§ **Task instructions**
Without the pictures, return exactly the lines from the one with "Output the Python" through the one with "ax.spines[side].set_linewidth(2.0)". Both end lines belong in the copy.

§ **Stored rows**
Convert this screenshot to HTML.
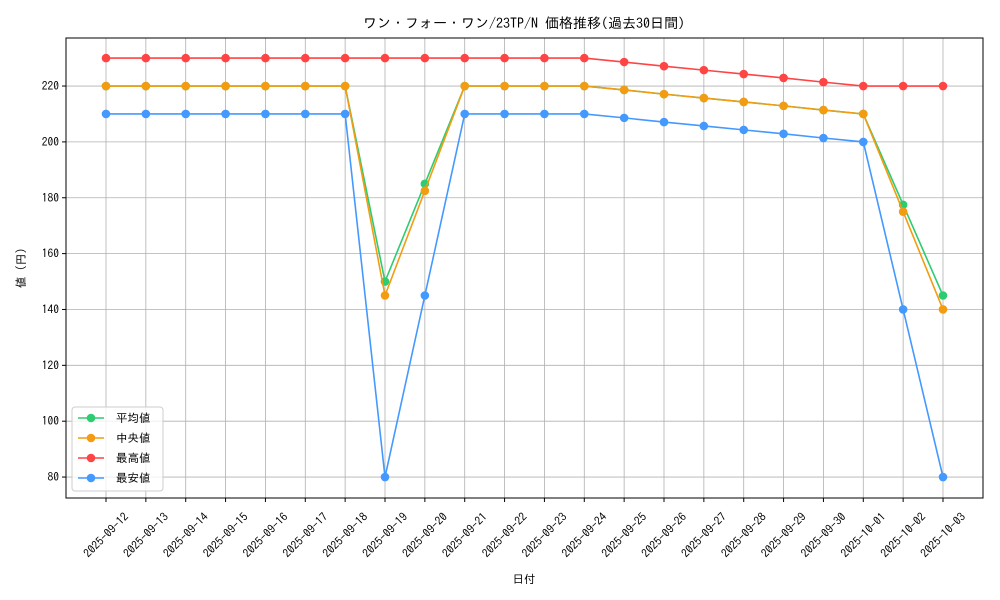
<!DOCTYPE html>
<html><head><meta charset="utf-8"><style>
body{margin:0;background:#fff;}
svg{display:block;font-family:"IPAGothic","Noto Sans CJK JP","Liberation Sans",sans-serif;}
</style></head><body>
<svg id="chart" width="1000" height="600" xmlns="http://www.w3.org/2000/svg"></svg>
<script>
const categories=["2025-09-12","2025-09-13","2025-09-14","2025-09-15","2025-09-16","2025-09-17","2025-09-18","2025-09-19","2025-09-20","2025-09-21","2025-09-22","2025-09-23","2025-09-24","2025-09-25","2025-09-26","2025-09-27","2025-09-28","2025-09-29","2025-09-30","2025-10-01","2025-10-02","2025-10-03"];
const meanValues=[220,220,220,220,220,220,220,150,185,220,220,220,220,218.6,217.1,215.7,214.3,212.9,211.4,210,177.5,145];
const medianValues=[220,220,220,220,220,220,220,145,182.5,220,220,220,220,218.6,217.1,215.7,214.3,212.9,211.4,210,175,140];
const maxValues=[230,230,230,230,230,230,230,230,230,230,230,230,230,228.6,227.1,225.7,224.3,222.9,221.4,220,220,220];
const minValues=[210,210,210,210,210,210,210,80,145,210,210,210,210,208.6,207.1,205.7,204.3,202.9,201.4,200,140,80];
const yTicks=[80,100,120,140,160,180,200,220];
const seriesNames=["平均値","中央値","最高値","最安値"];
const seriesColors=["#2ecc71","#f39c12","#ff4444","#4499ff"];

const NS="http://www.w3.org/2000/svg";
const svg=document.getElementById('chart');
const L=66,R=983,T=38,B=498;
const yMin=72.5,yMax=237.2;
function xs(i){return 106+i*(943-106)/(categories.length-1);}
function ys(v){return B-(v-yMin)/(yMax-yMin)*(B-T);}
function mk(tag,attrs,parent){const e=document.createElementNS(NS,tag);for(const k in attrs)e.setAttribute(k,attrs[k]);(parent||svg).appendChild(e);return e;}

const grid=mk('g',{});


categories.forEach((c,i)=>{mk('line',{x1:xs(i),x2:xs(i),y1:T,y2:B,stroke:'#b0b0b0','stroke-width':0.8},grid);});
yTicks.forEach(v=>{mk('line',{x1:L,x2:R,y1:ys(v),y2:ys(v),stroke:'#b0b0b0','stroke-width':0.8},grid);});

const yAxis=mk('g',{});


yTicks.forEach(v=>{
  mk('line',{x1:L-4,x2:L,y1:ys(v),y2:ys(v),stroke:'#000'},yAxis);
  const t=mk('text',{x:L-7,y:ys(v)+4,'text-anchor':'end','font-size':11.5},yAxis);
  t.textContent=v;
  
  
});
const xAxis=mk('g',{});


categories.forEach((c,i)=>{
  mk('line',{x1:xs(i),x2:xs(i),y1:B,y2:B+4,stroke:'#000'},xAxis);
  const cx=xs(i), cy=B+37;
  const t=mk('text',{x:cx,y:cy+4,'text-anchor':'middle','font-size':11.5,transform:`rotate(-45 ${cx} ${cy})`},xAxis);
  t.textContent=c;
  
  
});

const data=[meanValues,medianValues,maxValues,minValues];
[0,1,2,3].forEach(s=>{
  const g=mk('g',{});
  
  
  const pts=data[s].map((v,i)=>xs(i)+','+ys(v)).join(' ');
  mk('polyline',{points:pts,fill:'none',stroke:seriesColors[s],'stroke-width':1.6},g);
  data[s].forEach((v,i)=>{
    const c=mk('circle',{cx:xs(i),cy:ys(v),r:4.3,fill:seriesColors[s]},g);
    
    
  });
});

mk('rect',{x:L,y:T,width:R-L,height:B-T,fill:'none',stroke:'#000','stroke-width':1});

const lg=mk('g',{});


mk('rect',{x:72,y:407,width:91,height:84,rx:3,fill:'#fff','fill-opacity':0.8,stroke:'#ccc'},lg);
seriesNames.forEach((n,i)=>{
  const y=418+i*20;
  const e=mk('g',{},lg);
  
  
  mk('line',{x1:78,x2:104,y1:y,y2:y,stroke:seriesColors[i],'stroke-width':1.6},e);
  mk('circle',{cx:91,cy:y,r:4.3,fill:seriesColors[i]},e);
  const t=mk('text',{x:116,y:y+4,'font-size':11.5},e);
  t.textContent=n;
});

const title=mk('text',{x:524,y:28,'text-anchor':'middle','font-size':14});
title.textContent='ワン・フォー・ワン/23TP/N 価格推移(過去30日間)';


const xt=mk('text',{x:524,y:583,'text-anchor':'middle','font-size':11.5});
xt.textContent='日付';


const yt=mk('text',{x:25,y:268,'text-anchor':'middle','font-size':11.5,transform:'rotate(-90 25 268)'});
yt.textContent='値 (円)';


</script>
</body></html>
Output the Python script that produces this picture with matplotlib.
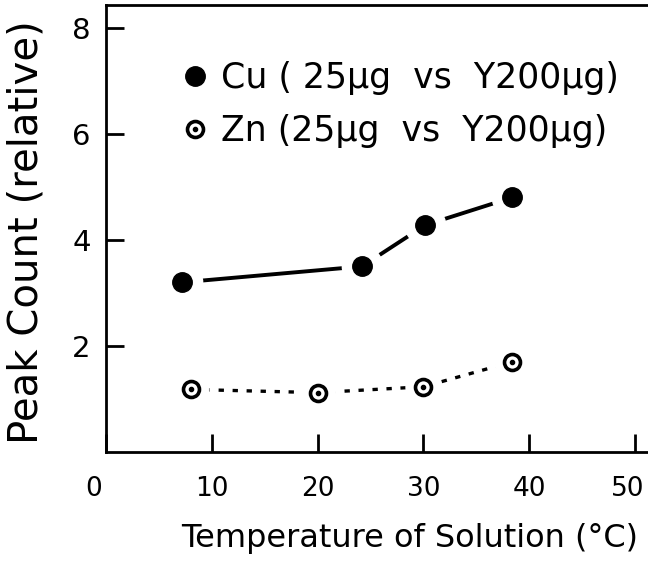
import matplotlib
matplotlib.use("Agg")
from matplotlib import pyplot as plt
from matplotlib.lines import Line2D
from matplotlib.transforms import ScaledTranslation

# values
cu_temp = [7.2, 24.2, 30.2, 38.4]
cu_peak = [3.2, 3.5, 4.28, 4.8]
zn_temp = [8.0, 20.0, 30.0, 38.4]
zn_peak = [1.18, 1.12, 1.23, 1.7]

xticks = [0, 10, 20, 30, 40, 50]
yticks = [2, 4, 6, 8]
cu_label = "Cu ( 25μg  vs  Y200μg)"
zn_label = "Zn (25μg  vs  Y200μg)"

plt.rcParams["font.family"] = ["DejaVu Sans"]

fig = plt.figure(figsize=(6.48, 5.73), dpi=100)
ax = fig.add_axes([106 / 648, 1 - 452 / 573, 542 / 648, 447 / 573])
ax.set_xlim(0, 51.25)
ax.set_ylim(0, 8.43)

# Cu: solid curve broken near each point
ax.plot(cu_temp, cu_peak, color="black", lw=2.8, solid_capstyle="butt", zorder=1)
ax.plot(cu_temp, cu_peak, ls="none", marker="o", ms=29, mfc="white", mec="white", zorder=2)
ax.plot(cu_temp, cu_peak, ls="none", marker="o", ms=14, mfc="black", mec="black", zorder=3)

# Zn: dotted curve
ax.plot(zn_temp, zn_peak, color="black", lw=2.4, ls=(0, (1.6, 2.6)), zorder=1)
ax.plot(zn_temp, zn_peak, ls="none", marker="o", ms=25, mfc="white", mec="white", zorder=2)
ax.plot(zn_temp, zn_peak, ls="none", marker="o", ms=11.5, mfc="white", mec="black", mew=2.6, zorder=3)
ax.plot(zn_temp, zn_peak, ls="none", marker="o", ms=3, mfc="black", mec="black", zorder=4)

ax.spines["right"].set_visible(False)
for side in ["left", "bottom", "top"]:
    ax.spines[side].set_linewidth(2.0)

ax.set_xticks(xticks)
ax.set_xticklabels([str(t) for t in xticks])
ax.set_yticks(yticks)
ax.set_yticklabels([str(t) for t in yticks])
ax.tick_params(axis="both", direction="in", length=13, width=2.0)
ax.tick_params(axis="x", pad=17, labelsize=19)
ax.tick_params(axis="y", pad=11, labelsize=21)
# hand-drawn "0" sits a little left of the corner, "50" hugs the right edge
xlabels = ax.get_xticklabels()
xlabels[0].set_transform(xlabels[0].get_transform() + ScaledTranslation(-9 / 72, 0, fig.dpi_scale_trans))
xlabels[-1].set_transform(xlabels[-1].get_transform() + ScaledTranslation(-5 / 72, 0, fig.dpi_scale_trans))

cu_handle = Line2D([], [], ls="none", marker="o", ms=14, mfc="black", mec="black")
zn_ring = Line2D([], [], ls="none", marker="o", ms=11.5, mfc="white", mec="black", mew=2.6)
zn_dot = Line2D([], [], ls="none", marker="o", ms=3, mfc="black", mec="black")
ax.legend([cu_handle, (zn_ring, zn_dot)], [cu_label, zn_label],
          loc="upper left", bbox_to_anchor=(0.12, 0.905), frameon=False,
          fontsize=25, handlelength=0.6, handletextpad=0.45, labelspacing=0.55,
          borderaxespad=0)

fig.text(27 / 648, 1 - 232 / 573, "Peak Count (relative)", rotation=90,
         ha="center", va="center", fontsize=29)
fig.text(410 / 648, 1 - 538 / 573, "Temperature of Solution (°C)",
         ha="center", va="center", fontsize=23)

fig.savefig("out.png", dpi=100)
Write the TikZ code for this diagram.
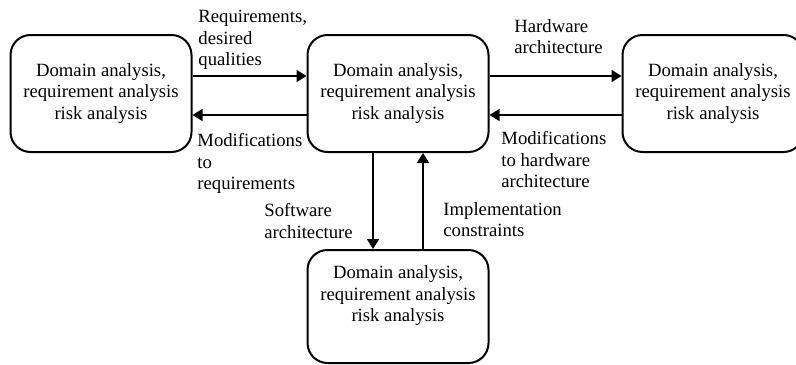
\documentclass[tikz,border=0pt]{standalone}
\usepackage{fontspec}
\setmainfont{Liberation Serif}
\usetikzlibrary{arrows.meta, positioning, calc}
\tikzset{
    block/.style={draw, line width=1pt, rounded corners=10pt,
                  minimum width=90.5pt, minimum height=58.5pt,
                  align=center, inner sep=0pt},
    flow/.style={-{Triangle[length=5pt, width=6pt]}, line width=0.8pt},
    note/.style={anchor=north west, align=left, inner sep=0pt},
}
\begin{document}
\begin{tikzpicture}[x=0.5pt, y=-0.5pt,
    every node/.append style={font=\fontsize{9.35}{10.75}\selectfont}]
    \useasboundingbox (0,0) rectangle (796,364);
    % boxes
    \node[block] (mid) at (398,93.5)
        {Domain analysis,\\requirement analysis\\risk analysis};
    \node[block, left=57pt of mid] (dom)
        {Domain analysis,\\requirement analysis\\risk analysis};
    \node[block, right=66pt of mid] (hw)
        {Domain analysis,\\requirement analysis\\risk analysis};
    \node[block, minimum height=56.5pt, below=48pt of mid] (sw) {};
    \node[align=center, inner sep=0pt] (swtext) at ([yshift=5.25pt]sw.center)
        {Domain analysis,\\requirement analysis\\risk analysis};
    % connectors
    \draw[flow] ([yshift=8.75pt]dom.east) -- ([yshift=8.75pt]mid.west);
    \draw[flow] ([yshift=-10.75pt]mid.west) -- ([yshift=-10.75pt]dom.east);
    \draw[flow] ([yshift=8.75pt]mid.east) -- ([yshift=8.75pt]hw.west);
    \draw[flow] ([yshift=-10.75pt]hw.west) -- ([yshift=-10.75pt]mid.east);
    \draw[flow] ([xshift=-12.5pt]mid.south) -- ([xshift=-12.5pt]sw.north);
    \draw[flow] ([xshift=12.5pt]sw.north) -- ([xshift=12.5pt]mid.south);
    % labels
    \node[note] (req) at (198,10) {Requirements,\\desired\\qualities};
    \node[note] (modreq) at (197,133) {Modifications\\to\\requirements};
    \node[note] (hwarch) at (514,19) {Hardware\\architecture};
    \node[note] (modhw) at (501,131) {Modifications\\to hardware\\architecture};
    \node[note] (swarch) at (264,203) {Software\\architecture};
    \node[note] (impl) at (443,202) {Implementation\\constraints};
\end{tikzpicture}
\end{document}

§ **Solution for this task**
Output the Python script that produces this picture with matplotlib.
import matplotlib
matplotlib.use("Agg")
from matplotlib import pyplot as plt
from matplotlib.lines import Line2D
from matplotlib.transforms import ScaledTranslation

# values
cu_temp = [7.2, 24.2, 30.2, 38.4]
cu_peak = [3.2, 3.5, 4.28, 4.8]
zn_temp = [8.0, 20.0, 30.0, 38.4]
zn_peak = [1.18, 1.12, 1.23, 1.7]

xticks = [0, 10, 20, 30, 40, 50]
yticks = [2, 4, 6, 8]
cu_label = "Cu ( 25μg  vs  Y200μg)"
zn_label = "Zn (25μg  vs  Y200μg)"

plt.rcParams["font.family"] = ["DejaVu Sans"]

fig = plt.figure(figsize=(6.48, 5.73), dpi=100)
ax = fig.add_axes([106 / 648, 1 - 452 / 573, 542 / 648, 447 / 573])
ax.set_xlim(0, 51.25)
ax.set_ylim(0, 8.43)

# Cu: solid curve broken near each point
ax.plot(cu_temp, cu_peak, color="black", lw=2.8, solid_capstyle="butt", zorder=1)
ax.plot(cu_temp, cu_peak, ls="none", marker="o", ms=29, mfc="white", mec="white", zorder=2)
ax.plot(cu_temp, cu_peak, ls="none", marker="o", ms=14, mfc="black", mec="black", zorder=3)

# Zn: dotted curve
ax.plot(zn_temp, zn_peak, color="black", lw=2.4, ls=(0, (1.6, 2.6)), zorder=1)
ax.plot(zn_temp, zn_peak, ls="none", marker="o", ms=25, mfc="white", mec="white", zorder=2)
ax.plot(zn_temp, zn_peak, ls="none", marker="o", ms=11.5, mfc="white", mec="black", mew=2.6, zorder=3)
ax.plot(zn_temp, zn_peak, ls="none", marker="o", ms=3, mfc="black", mec="black", zorder=4)

ax.spines["right"].set_visible(False)
for side in ["left", "bottom", "top"]:
    ax.spines[side].set_linewidth(2.0)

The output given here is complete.